In the city of Security, south of Colorado Springs, resident Brenda Piontkowski has visited a filtered water station every other day for months because she says water at home isn't safe.

"All I know is it's not healthy," she says. "I can't drink my tap water."

That's because her tap water has PFCs, or perfluorinated compounds. Most people have been exposed to very small amounts in fabric or cookware.

But a few places across the country have elevated levels in drinking water. The city of Security is one of those spots. The EPA links higher exposure levels to a number of health concerns.

This May, the agency made health advisory levels for PFCs more strict. "These numbers incorporate a margin of protection, and would be protective over the course of a lifetime of exposure in drinking water to these levels," says Joel Beauvais, an EPA deputy assistant administrator. "And they would also be protective against the developmental effects that might be associated with short-term exposures during pregnancy."

The EPA has worked since the early 2000s to phase out production of PFCs. Water contamination has been linked to locations where the chemical itself is produced as well as airfields where a specific PFC-laden firefighting foam was used.

In Colorado, health officials say nearby Peterson Air Force Base is one likely source. And they point out further investigation is needed.

"It's important for us to study the problem and see where they're located so we spend the future dollars on the right places," says Daniel Medina, who has helped coordinate PFC research across the Air Force.

Since 2010, the Air Force has spent $137 million to study the scope of the problem. It says nearly 200 installations warrant more in-depth inspections for PFCs.

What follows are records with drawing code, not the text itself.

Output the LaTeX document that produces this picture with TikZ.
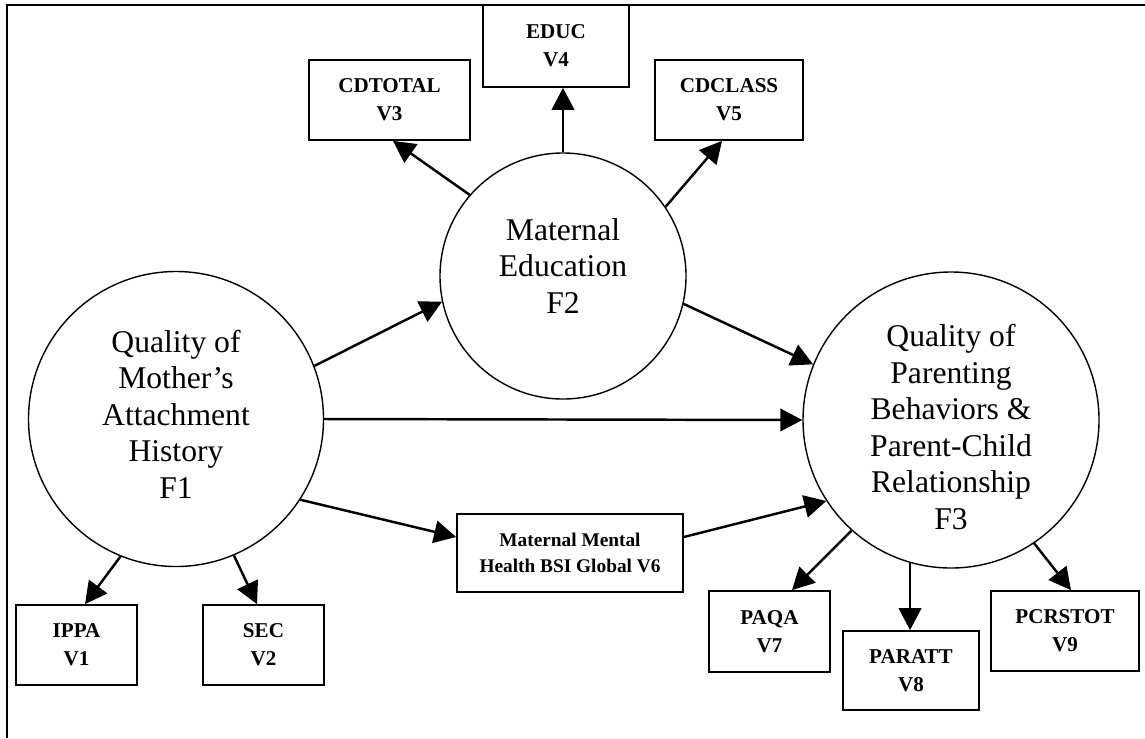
\documentclass[tikz,border=0pt]{standalone}
\usepackage{fontspec}
\setmainfont{Liberation Serif}
\usetikzlibrary{arrows.meta}
\tikzset{
  factor/.style={
    circle, draw, line width=0.8pt, inner sep=0pt,
    minimum size=#1, align=center,
    font=\fontsize{18}{20.8}\selectfont,
  },
  measure/.style={
    draw, line width=1pt, inner sep=0pt, align=center,
    font=\fontsize{12}{16}\selectfont\bfseries,
  },
  link/.style={
    -{Triangle[length=4.4mm, width=4.5mm]}, line width=1.4pt,
  },
}

\begin{document}
\begin{tikzpicture}[x=0.2mm, y=-0.2mm]
\useasboundingbox (0,0) rectangle (1145,738);
\draw[line width=0.8pt] (7,738) -- (7,5) -- (1145,5);

% latent factors (the rules nudge the text up or down in the circle)
\node[factor=59mm] (f1) at (176,419)
  {Quality of\\Mother's\\Attachment\\History\\F1\rule[-2mm]{0pt}{0pt}};
\node[factor=49.2mm] (f2) at (563,276)
  {Maternal\\Education\\F2\rule[-4mm]{0pt}{0pt}};
\node[factor=59.2mm] (f3) at (951,420)
  {\rule{0pt}{7.2mm}Quality of\\Parenting\\Behaviors \&\\Parent-Child\\Relationship\\F3};

% measured variables
\node[measure, minimum width=24.2mm, minimum height=16mm] (v1) at (76.5,645) {IPPA\\V1};
\node[measure, minimum width=24.2mm, minimum height=16mm] (v2) at (263.5,645) {SEC\\V2};
\node[measure, minimum width=32.2mm, minimum height=16mm] (v3) at (389.5,100) {CDTOTAL\\V3};
\node[measure, minimum width=29.2mm, minimum height=16.4mm] (v4) at (556,46) {EDUC\\V4};
\node[measure, minimum width=29.6mm, minimum height=16mm] (v5) at (729,100) {CDCLASS\\V5};
\node[measure, minimum width=45.2mm, minimum height=15.6mm,
  font=\fontsize{11}{14.5}\selectfont\bfseries] (v6) at (570,553) {Maternal Mental\\Health BSI Global V6};
\node[measure, minimum width=24.2mm, minimum height=16.2mm] (v7) at (769.5,631.5) {PAQA\\V7};
\node[measure, minimum width=27.2mm, minimum height=15.8mm] (v8) at (911,670.5) {PARATT\\V8};
\node[measure, minimum width=29.6mm, minimum height=16mm] (v9) at (1065,631) {PCRSTOT\\V9};

% structural paths
\draw[link] (f1.21) -- (f2.192);
\draw[link] (f2.-13) -- (f3.158);
\draw[link] (f1.east) -- (f3.west);
\draw[link] (f1.-33) -- (v6.172);
\draw[link] (v6.8) -- (f3.213);

% loadings
\draw[link] (f1.248) -- ([xshift=1.7mm]v1.north);
\draw[link] (f1.-67) -- ([xshift=-1.3mm]v2.north);
\draw[link] (f2.139) -- ([xshift=0.7mm]v3.south);
\draw[link] (f2.north) -- (f2.north |- v4.south);
\draw[link] (f2.34) -- ([xshift=-1.4mm]v5.south);
\draw[link] (f3.228) -- ([xshift=4.5mm]v7.north);
\draw[link] (f3.254) -- (f3.254 |- v8.north);
\draw[link] (f3.-56) -- ([xshift=1.2mm]v9.north);
\end{tikzpicture}
\end{document}
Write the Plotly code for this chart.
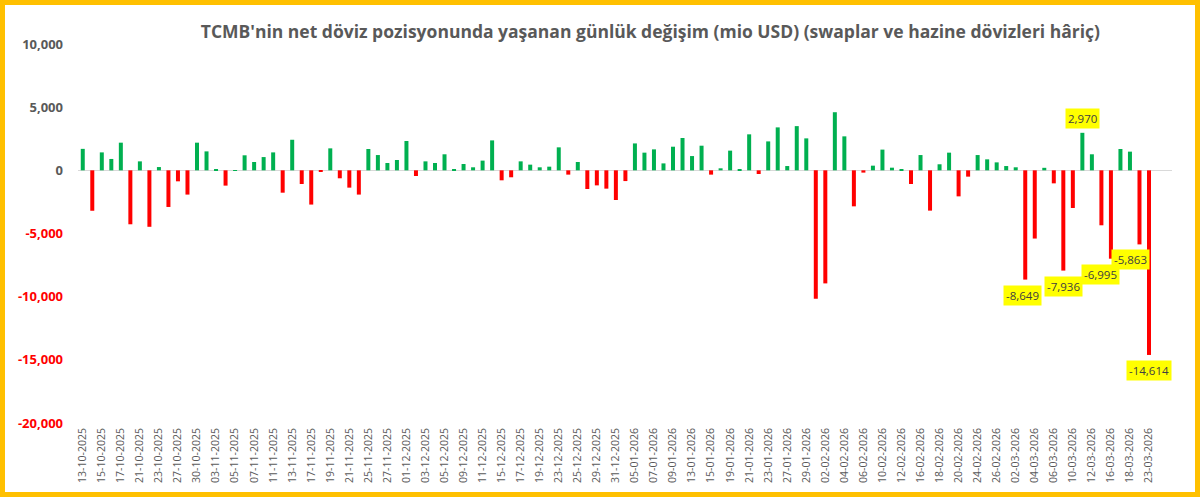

"The Air Force is committed to human health and the environment," says Angelina Casarez, an Air Force spokeswoman. "We are working diligently to sample groundwater and drinking water to ensure the safety and well-being of those on and off our installations."

She says people who are concerned about their water should contact their local health department or water authority.

Meanwhile, the U.S. Department of Defense says it's examining hundreds of other sites for possible contamination.

In the city of Security, Colo., Water and Sanitation District Manager Roy Heald has a different goal: drinking water that's 100 percent PFC free.

"That's not as easy as you might think," he says. "It's not a matter of just flipping a switch and shutting off a well."

The city uses a combination of groundwater from wells and surface water from rivers. It's the groundwater that exceeds the EPA advisory. Crews are working hard to make it easier to blend in surface water and improve the infrastructure. But Heald says those projects could cost each person who receives a water bill.

"This has not affected our rates yet, but unless there's relief from somebody else, it has to," Heald says.

That relief could come from the Air Force itself. Earlier this summer, it announced it will spend more than $4 million to help install filtration systems for Colorado water districts. And there are plans to phase out the firefighting foam on military bases.

But in Colorado it could take years until studies conclusively decide who's responsible. And that leaves Heald and the city of Security's ratepayers on the hook for now.